## Goal of the exercise:
Count the lines containing "that". Give the number alone.

## Data supplied:
-=-=-

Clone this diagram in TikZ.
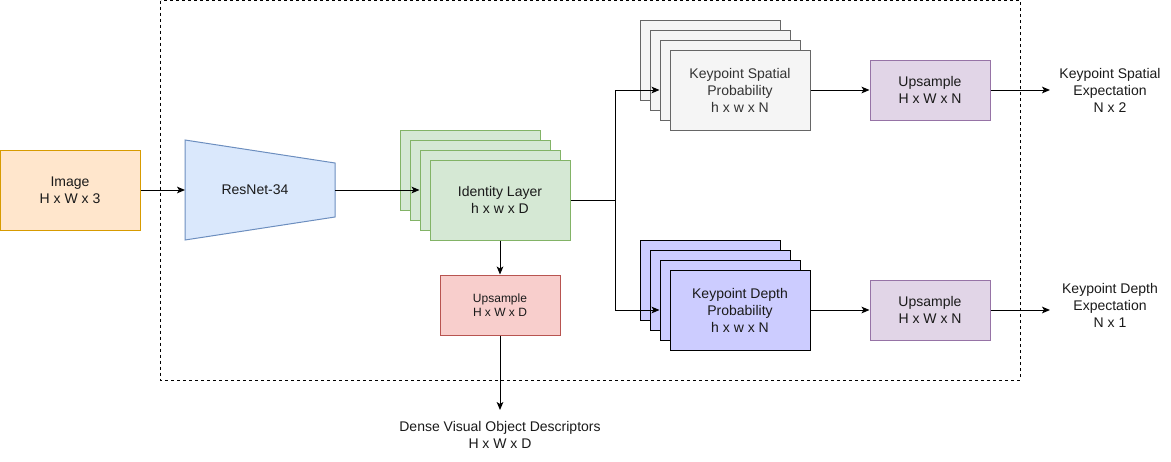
\documentclass[tikz,border=0pt]{standalone}
\usepackage{fontspec}
\setmainfont{Liberation Sans}
\usetikzlibrary{arrows.meta}
\definecolor{imgfill}{HTML}{FFE6CC}\definecolor{imgdraw}{HTML}{D79B00}
\definecolor{resfill}{HTML}{DAE8FC}\definecolor{resdraw}{HTML}{6C8EBF}
\definecolor{grnfill}{HTML}{D5E8D4}\definecolor{grndraw}{HTML}{82B366}
\definecolor{redfill}{HTML}{F8CECC}\definecolor{reddraw}{HTML}{B85450}
\definecolor{gryfill}{HTML}{F5F5F5}\definecolor{grydraw}{HTML}{666666}\definecolor{grytext}{HTML}{333333}
\definecolor{blufill}{HTML}{CCCCFF}
\definecolor{purfill}{HTML}{E1D5E7}\definecolor{purdraw}{HTML}{9673A6}
\definecolor{txt}{HTML}{1A1A1A}
\tikzset{
  box/.style={draw, line width=0.75pt, inner sep=0pt, align=center, font=\fontsize{10.5}{12.75}\selectfont, text=txt},
  arr/.style={line width=0.75pt, -{Stealth[length=6pt,width=5pt,inset=1.5pt]}},
  ln/.style={line width=0.75pt},
  lbl/.style={align=center, font=\fontsize{10.5}{12.75}\selectfont, text=txt, inner sep=0pt},
}
\begin{document}
\begin{tikzpicture}[x=0.75pt,y=-0.75pt]
\useasboundingbox (0,0) rectangle (1171,461);
% frame
\draw[dash pattern=on 2.25pt off 2.25pt, line width=0.75pt] (160.5,0.5) rectangle (1020,380);
% image
\node[box, fill=imgfill, draw=imgdraw, minimum width=105pt, minimum height=60pt] (img) at (70,190) {Image\\H x W x 3};
% resnet
\draw[line width=0.75pt, fill=resfill, draw=resdraw] (185,140) -- (335,163) -- (335,217) -- (185,240) -- cycle;
\coordinate (resL) at (185,190);
\coordinate (resR) at (335,190);
\node[lbl] (res) at (255,190) {ResNet-34};
% green stack
\foreach \i in {0,1,2} {
  \node[box, fill=grnfill, draw=grndraw, minimum width=105pt, minimum height=60pt] (g\i) at (470+10*\i,170+10*\i) {};
}
\node[box, fill=grnfill, draw=grndraw, minimum width=105pt, minimum height=60pt] (id) at (500,200) {Identity Layer\\h x w x D};
% red upsample
\node[box, fill=redfill, draw=reddraw, minimum width=90pt, minimum height=45pt, font=\fontsize{9}{11}\selectfont] (up) at (500,305) {Upsample\\H x W x D};
\node[lbl] (dense) at (500,435) {Dense Visual Object Descriptors\\H x W x D};
% gray stack
\foreach \i in {0,1,2} {
  \node[box, fill=gryfill, draw=grydraw, minimum width=105pt, minimum height=60pt] (s\i) at (710+10*\i,60+10*\i) {};
}
\node[box, fill=gryfill, draw=grydraw, text=grytext, minimum width=105pt, minimum height=60pt] (sp) at (740,90) {Keypoint Spatial\\Probability\\h x w x N};
% blue stack
\foreach \i in {0,1,2} {
  \node[box, fill=blufill, draw=black, minimum width=105pt, minimum height=60pt] (d\i) at (710+10*\i,280+10*\i) {};
}
\node[box, fill=blufill, draw=black, minimum width=105pt, minimum height=60pt] (dp) at (740,310) {Keypoint Depth\\Probability\\h x w x N};
% purple upsample
\node[box, fill=purfill, draw=purdraw, minimum width=90pt, minimum height=45pt] (us) at (930,90) {Upsample\\H x W x N};
\node[box, fill=purfill, draw=purdraw, minimum width=90pt, minimum height=45pt] (ud) at (930,310) {Upsample\\H x W x N};
% outputs
\node[lbl] (se) at (1110,90) {Keypoint Spatial\\Expectation\\N x 2};
\node[lbl] (de) at (1110,305) {Keypoint Depth\\Expectation\\N x 1};
\coordinate (seA) at (1050,90);
\coordinate (deA) at (1050,310);
% connectors
\draw[arr] (img.east) -- (resL);
\draw[arr] (resR) -- (g2.west |- resR);
\draw[arr] (id.south) -- (up.north);
\draw[arr] (up.south) -- (500,410);
\coordinate (br) at (615,200);
\draw[ln] (id.east) -- (br);
\draw[arr] (br) |- (s2.west |- sp.west);
\draw[arr] (br) |- (d2.west |- dp.west);
\draw[arr] (sp.east) -- (us.west);
\draw[arr] (dp.east) -- (ud.west);
\draw[arr] (us.east) -- (seA);
\draw[arr] (ud.east) -- (deA);
\end{tikzpicture}
\end{document}
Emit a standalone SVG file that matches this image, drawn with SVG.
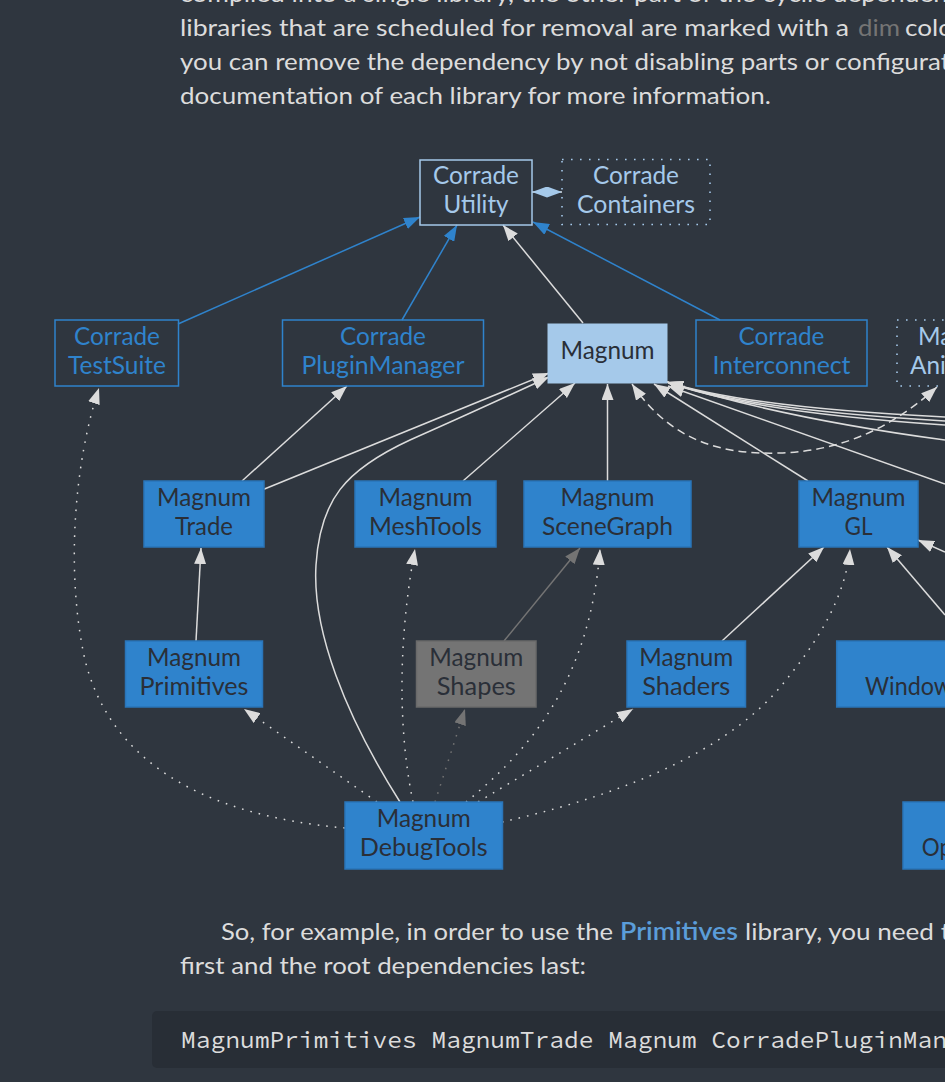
<svg xmlns="http://www.w3.org/2000/svg" width="945" height="1082" viewBox="0 0 945 1082">
<style>
text{font-family:'Source Sans Pro',Lato,'Liberation Sans',sans-serif}
text.mono{font-family:'Source Code Pro','DejaVu Sans Mono','Liberation Mono',monospace;font-size:24px;fill:#dcdcdc}
.p{font-size:24px;fill:#dcdcdc}
.n{font-size:24.5px;text-anchor:middle}
.ns{font-size:24.5px}
.dk{fill:#2a2f38}
.lb{fill:#a5c9ea}
.bl{fill:#2f83cc}
.e{fill:none;stroke:#dcdcdc;stroke-width:1.5}
.eb{stroke:#2f83cc}
.ed{stroke:#747474}
.dot{stroke-dasharray:1.6 7}
.dash{stroke-dasharray:8 5}
.box{fill:#2f83cc;stroke:#2a75b9;stroke-width:1.5}
.obox{fill:none;stroke:#2f83cc;stroke-width:1.5}
.lbox{fill:none;stroke:#a5c9ea;stroke-width:1.5}
.dbox{fill:none;stroke:#a5c9ea;stroke-width:1.6;stroke-dasharray:1.6 7.4}
</style>
<defs>
<marker id="ag" viewBox="0 0 16 12" refX="16" refY="6" markerWidth="16" markerHeight="12" markerUnits="userSpaceOnUse" orient="auto-start-reverse"><path d="M0,0L16,6L0,12z" fill="#dcdcdc"/></marker>
<marker id="ab" viewBox="0 0 16 12" refX="16" refY="6" markerWidth="16" markerHeight="12" markerUnits="userSpaceOnUse" orient="auto"><path d="M0,0L16,6L0,12z" fill="#2f83cc"/></marker>
<marker id="ad" viewBox="0 0 16 12" refX="16" refY="6" markerWidth="16" markerHeight="12" markerUnits="userSpaceOnUse" orient="auto"><path d="M0,0L16,6L0,12z" fill="#747474"/></marker>
<marker id="al" viewBox="0 0 15 11" refX="15" refY="5.5" markerWidth="15" markerHeight="11" markerUnits="userSpaceOnUse" orient="auto-start-reverse"><path d="M0,0L15,5.5L0,11z" fill="#a5c9ea"/></marker>
</defs>
<rect x="0" y="0" width="945" height="1082" fill="#2f363f"/>

<g id="text-top" class="p">
<text x="180" y="2" textLength="768" lengthAdjust="spacingAndGlyphs">compiled into a single library, the other part of the cyclic dependen</text>
<text x="180" y="36" textLength="669" lengthAdjust="spacingAndGlyphs">libraries that are scheduled for removal are marked with a</text>
<text x="858" y="36" textLength="42" lengthAdjust="spacingAndGlyphs" fill="#747474">dim</text>
<text x="905" y="36" textLength="48" lengthAdjust="spacingAndGlyphs">colo</text>
<text x="180" y="70" textLength="770" lengthAdjust="spacingAndGlyphs">you can remove the dependency by not disabling parts or configurat</text>
<text x="180" y="104" textLength="591" lengthAdjust="spacingAndGlyphs">documentation of each library for more information.</text>
</g>

<g id="connectors">
<path class="e eb" d="M178,324 L420,217" marker-end="url(#ab)"/>
<path class="e eb" d="M402,320 L457,225" marker-end="url(#ab)"/>
<path class="e eb" d="M720,320 L533,222" marker-end="url(#ab)"/>
<path class="e" stroke="#a5c9ea" d="M532,192 L562,192" marker-start="url(#al)" marker-end="url(#al)"/>
<path class="e" d="M583,323 L503,225" marker-end="url(#ag)"/>
<path class="e" d="M242,481 L347,386" marker-end="url(#ag)"/>
<path class="e" d="M262,490 L549,373" marker-end="url(#ag)"/>
<path class="e" d="M400,802 C345,715 312,630 316,565 C320,500 345,470 410,440 C460,418 510,395 549,377" marker-end="url(#ag)"/>
<path class="e" d="M463,481 L575,383" marker-end="url(#ag)"/>
<path class="e" d="M607.5,481 L607.5,384" marker-end="url(#ag)"/>
<path class="e" d="M808,481 L654,384" marker-end="url(#ag)"/>
<path class="e" d="M945,417 C840,412 730,402 667,382" marker-end="url(#ag)"/>
<path class="e" d="M945,421 C840,415 730,404 667,382" marker-end="url(#ag)"/>
<path class="e" d="M945,425 C840,418 730,405 667,382" marker-end="url(#ag)"/>
<path class="e" d="M945,440 C840,426 740,405 667,382" marker-end="url(#ag)"/>
<path class="e" d="M945,484 L668,386" marker-end="url(#ag)"/>
<path class="e dash" d="M632,384 C670,440 720,455 780,453 C845,451 895,425 937,387" marker-start="url(#ag)" marker-end="url(#ag)"/>
<path class="e" d="M196,641 L201,548" marker-end="url(#ag)"/>
<path class="e ed" d="M504,641 L580,548" marker-end="url(#ad)"/>
<path class="e" d="M722,641 L824,547" marker-end="url(#ag)"/>
<path class="e" d="M945,615 L887,547" marker-end="url(#ag)"/>
<path class="e" d="M945,552 L918,540" marker-end="url(#ag)"/>
<path class="e dot" d="M345,828 C200,815 110,760 85,660 C65,570 75,460 99,388" marker-end="url(#ag)"/>
<path class="e dot" d="M377,802 L244,709" marker-end="url(#ag)"/>
<path class="e dot" d="M413,802 C398,730 398,640 415,549" marker-end="url(#ag)"/>
<path class="e dot ed" d="M435,802 L465,709" marker-end="url(#ad)"/>
<path class="e dot" d="M466,802 C530,750 590,680 600,549" marker-end="url(#ag)"/>
<path class="e dot" d="M478,802 C540,765 590,735 633,709" marker-end="url(#ag)"/>
<path class="e dot" d="M502,822 C600,800 720,760 782,685 C815,645 845,600 850,549" marker-end="url(#ag)"/>
</g>

<g id="node-corrade-utility">
<rect class="lbox" x="420" y="160" width="112" height="65" fill="#2f363f"/>
<text class="n lb" x="476" y="184" textLength="86" lengthAdjust="spacingAndGlyphs">Corrade</text>
<text class="n lb" x="476" y="213" textLength="65" lengthAdjust="spacingAndGlyphs">Utility</text>
</g>
<g id="node-corrade-containers">
<rect class="dbox" x="562" y="159.5" width="148" height="65"/>
<text class="n lb" x="636" y="184" textLength="86" lengthAdjust="spacingAndGlyphs">Corrade</text>
<text class="n lb" x="636" y="213" textLength="118" lengthAdjust="spacingAndGlyphs">Containers</text>
</g>
<g id="node-corrade-testsuite">
<rect class="obox" x="55" y="320" width="123.5" height="66"/>
<text class="n bl" x="117" y="345" textLength="86" lengthAdjust="spacingAndGlyphs">Corrade</text>
<text class="n bl" x="117" y="374" textLength="98" lengthAdjust="spacingAndGlyphs">TestSuite</text>
</g>
<g id="node-corrade-pluginmanager">
<rect class="obox" x="282.5" y="320" width="201" height="66"/>
<text class="n bl" x="383" y="345" textLength="86" lengthAdjust="spacingAndGlyphs">Corrade</text>
<text class="n bl" x="383" y="374" textLength="163" lengthAdjust="spacingAndGlyphs">PluginManager</text>
</g>
<g id="node-magnum">
<rect x="547.5" y="323.5" width="120" height="60" fill="#a5c9ea"/>
<text class="n dk" x="607.5" y="358.5" textLength="94" lengthAdjust="spacingAndGlyphs">Magnum</text>
</g>
<g id="node-corrade-interconnect">
<rect class="obox" x="696" y="320" width="171" height="66"/>
<text class="n bl" x="781.5" y="345" textLength="86" lengthAdjust="spacingAndGlyphs">Corrade</text>
<text class="n bl" x="781.5" y="374" textLength="138" lengthAdjust="spacingAndGlyphs">Interconnect</text>
</g>
<g id="node-magnum-animation">
<rect class="dbox" x="897" y="320" width="136" height="66"/>
<text class="ns lb" x="918" y="345" textLength="94" lengthAdjust="spacingAndGlyphs">Magnum</text>
<text class="ns lb" x="910" y="374" textLength="110" lengthAdjust="spacingAndGlyphs">Animation</text>
</g>
<g id="node-magnum-trade">
<rect class="box" x="144" y="481" width="120" height="66"/>
<text class="n dk" x="204" y="505.5" textLength="94" lengthAdjust="spacingAndGlyphs">Magnum</text>
<text class="n dk" x="204" y="534.5" textLength="58" lengthAdjust="spacingAndGlyphs">Trade</text>
</g>
<g id="node-magnum-meshtools">
<rect class="box" x="355" y="481" width="141" height="66"/>
<text class="n dk" x="425.5" y="505.5" textLength="94" lengthAdjust="spacingAndGlyphs">Magnum</text>
<text class="n dk" x="425.5" y="534.5" textLength="113" lengthAdjust="spacingAndGlyphs">MeshTools</text>
</g>
<g id="node-magnum-scenegraph">
<rect class="box" x="524" y="481" width="167" height="66"/>
<text class="n dk" x="607.5" y="505.5" textLength="94" lengthAdjust="spacingAndGlyphs">Magnum</text>
<text class="n dk" x="607.5" y="534.5" textLength="131" lengthAdjust="spacingAndGlyphs">SceneGraph</text>
</g>
<g id="node-magnum-gl">
<rect class="box" x="799" y="481" width="119" height="66"/>
<text class="n dk" x="858.5" y="505.5" textLength="94" lengthAdjust="spacingAndGlyphs">Magnum</text>
<text class="n dk" x="858.5" y="534.5" textLength="28" lengthAdjust="spacingAndGlyphs">GL</text>
</g>
<g id="node-magnum-primitives">
<rect class="box" x="125.5" y="641" width="137" height="66"/>
<text class="n dk" x="194" y="665.7" textLength="94" lengthAdjust="spacingAndGlyphs">Magnum</text>
<text class="n dk" x="194" y="694.7" textLength="109" lengthAdjust="spacingAndGlyphs">Primitives</text>
</g>
<g id="node-magnum-shapes">
<rect x="416.5" y="641" width="119.5" height="66" fill="#747474" stroke="#6a6a6a" stroke-width="1.5"/>
<text class="n dk" x="476.3" y="665.7" textLength="94" lengthAdjust="spacingAndGlyphs">Magnum</text>
<text class="n dk" x="476.3" y="694.7" textLength="79" lengthAdjust="spacingAndGlyphs">Shapes</text>
</g>
<g id="node-magnum-shaders">
<rect class="box" x="627" y="641" width="118.5" height="66"/>
<text class="n dk" x="686.3" y="665.7" textLength="94" lengthAdjust="spacingAndGlyphs">Magnum</text>
<text class="n dk" x="686.3" y="694.7" textLength="88" lengthAdjust="spacingAndGlyphs">Shaders</text>
</g>
<g id="node-magnum-window">
<rect class="box" x="836.7" y="641" width="200" height="66"/>
<text class="ns dk" x="865" y="695" textLength="125" lengthAdjust="spacingAndGlyphs">Windowless</text>
</g>
<g id="node-magnum-debugtools">
<rect class="box" x="345" y="802" width="157.5" height="67"/>
<text class="n dk" x="423.7" y="826.7" textLength="94" lengthAdjust="spacingAndGlyphs">Magnum</text>
<text class="n dk" x="423.7" y="856" textLength="128" lengthAdjust="spacingAndGlyphs">DebugTools</text>
</g>
<g id="node-magnum-op">
<rect class="box" x="903" y="802" width="150" height="67"/>
<text class="ns dk" x="921.7" y="856" textLength="140" lengthAdjust="spacingAndGlyphs">OpenGLTester</text>
</g>

<g id="text-bottom" class="p">
<text x="221" y="940" textLength="392" lengthAdjust="spacingAndGlyphs">So, for example, in order to use the</text>
<text x="620" y="940" textLength="118" lengthAdjust="spacingAndGlyphs" fill="#5b9dd9" font-weight="600">Primitives</text>
<text x="745" y="940" textLength="205" lengthAdjust="spacingAndGlyphs">library, you need t</text>
<text x="180" y="974" textLength="406" lengthAdjust="spacingAndGlyphs">first and the root dependencies last:</text>
</g>
<g id="code">
<rect x="152" y="1011" width="820" height="57" rx="5" fill="#282e36"/>
<text class="mono" x="181" y="1048" textLength="766" lengthAdjust="spacingAndGlyphs">MagnumPrimitives MagnumTrade Magnum CorradePluginMan</text>
</g>
</svg>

-=-=-

## Final result:
2